Please, don’t worry. And please, please, don’t compare. Enjoy them in the moment, and don’t look too far ahead. In no other part of life is it more important to be present.
It’s such a cliché but they are only so little for so long, please don’t wish their lives away to get onto ‘the next stage’.
All children develop at their own rate and their own speed. You can’t change that by worrying.
Yes, Immy may have started potty training before her little girl, but Immy also has Theo in the house, who she watches even more closely than she does me and my husband Tom, and is determined to keep up with.
When we started potty training Theo, he had no such example. And when we first took his nappy away, he was not impressed. So much so, he actually stopped drinking and over the three days we tried, he only did six wees. Not one of which was anywhere near the potty.
It was only six weeks later, when we bought a new potty that looked like an actual toilet – the same one a friend had – that he became interested. We made such a fuss of him when he managed it the first time, that he started drinking more…

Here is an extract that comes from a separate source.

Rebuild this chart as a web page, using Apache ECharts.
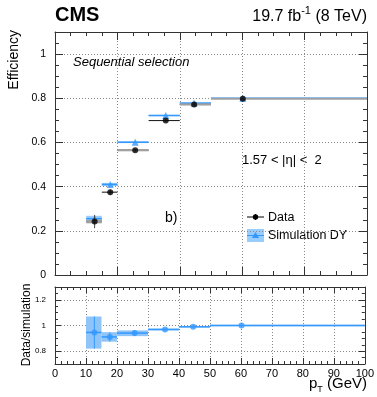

And to go back to Immy, it’s not only in potty training she’s been quick – she’s two and a half now and I can’t remember a time when she wasn’t speaking in full sentences. The complete opposite of Theo.
I don’t know whether that is because she is a girl, a second child, or just… Immy. I like to think it’s the latter.
But even if she had been a ‘late’ talker or was still in her nappies this time next year, I’d like to think I’d be more relaxed about it and have confidence that she would get there when she was ready.